Turnip ‘Purple Top Milan’
In the minds of many they’re only one step up from cow food. They’re fall-backs, winter staples, the kind of thing you only eat if you really have to and there’s absolutely nothing else left on the veg rack. Peasant food, in fact: in fact I’m pretty sure harvesting turnips is what the peasants in the Holy Grail were doing.
It’s not the turnip’s fault. Yes, it’s been used to feed animals, and you still get sheep let onto turnip fields to eat the tops – but you shouldn’t hold that against the poor vegetable. It was also your standard peasant potato in the Middle Ages, before Sir Francis Drake arrived back from South America with an odd-looking Peruvian root vegetable in his pocket. Tudor peasants ate turnips with everything, which somewhat explains the poor-man’s-veg tag. It’s been a bit sneered at ever since; the infamous ‘Turnip Head’ jibe to England manager Graham Taylor in 1992 is just one example of being rude to turnips.
But it’s hardly fair on a veg that’s actually a lot nicer than most people think it is. Perhaps it’s time we had a bit of a revival. After all we did it for kale – also an animal feed before the foodies got hold of it.
It’s not even like it’s ugly. Celeriac – now that’s a veg which ought to have an image problem. All those warts and hairy bits. Yet the foodies can’t get enough of it. So it should be easy with something as pretty as a turnip: just look at it, blush pink on the top, shading to pearly white below.

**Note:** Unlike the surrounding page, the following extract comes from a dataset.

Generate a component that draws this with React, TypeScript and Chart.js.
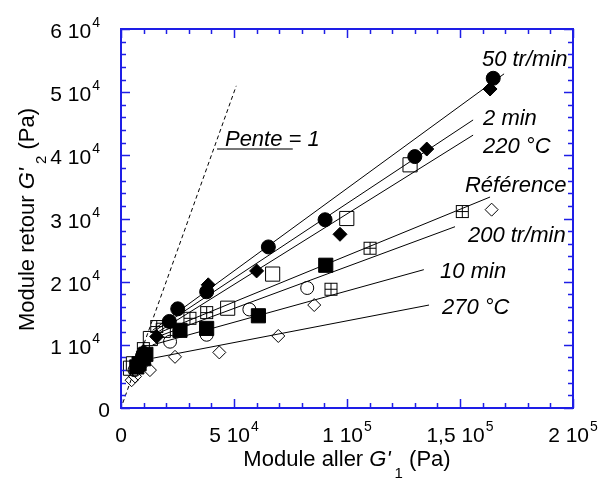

Gorgeous.
And the flavour: earthy with umame overtones (the fifth sense; a sort of savoury. You have to get in a bit of Guardianista food columnist jargon if you’re going to hook in the Jamie Olivers and the Gordon Ramsays of this world). It reminds me of some of the milder oriental vegetables: komatsuna, perhaps, or maybe chrysanthemum greens (shungiku). And it doesn’t come much more hip ‘n’ trendy than orientals.
A lot of people don’t know what to do with them, of course. Actually, they’re pretty versatile: just think parsnips. Whatever you can do to a parsnip, you can do to a turnip too. Roast them, mash them with carrot (yum) or sometimes potato; make wonderful warming soups from them or braise them gently in chicken stock and herbs. Or – our favourite way of eating winter vegetables bar none – cut into large cubes, drizzle with olive oil, salt and pepper and sprigs of rosemary and bake them in a big tray with squash, potatoes, carrots for around 45 minutes. It’s a meal in itself.
You can also eat the leafy greens, or ‘tops’, like an unusual umame side vegetable (Jamie and Gordon, I hope you’re paying attention) steamed lightly rather like spinach. Sow now and you probably won’t get the roots (unless you grow the super-fast ‘Tokyo Cross’ and it’s a mild autumn) – but you will get turnip greens for picking right through till December.
Turnips are wondrously easy to grow: I start an early crop in modules in February or early March to transplant outside in April, but after April you can just sow them direct. The slugs don’t much like the foliage, though the caterpillars do so I usually pop a bit of fleece over the top. They’ll soldier on steadily more or less whatever you do: pull them during summer at around tennis ball size, or leave to grow a little larger (when the flavour is also stronger) and pull in autumn to store in boxes of damp sand over winter.
Oh, and PS: if you are sitting in Edinburgh reading this you will by now be very puzzled. By turnip I mean the small white root vegetable. In Scotland, where they have turned being contrary into a fine art (sorry, I know, that’s several extra ‘yes’ votes, but I don’t care, it’s true) turnips, or ‘neeps’ refers to swedes, the big orange turnip-like vegetables which nobody else calls turnips apart from the Scots. And swedes are turnips. So none of the above will make any sense to you whatsoever. Sorry.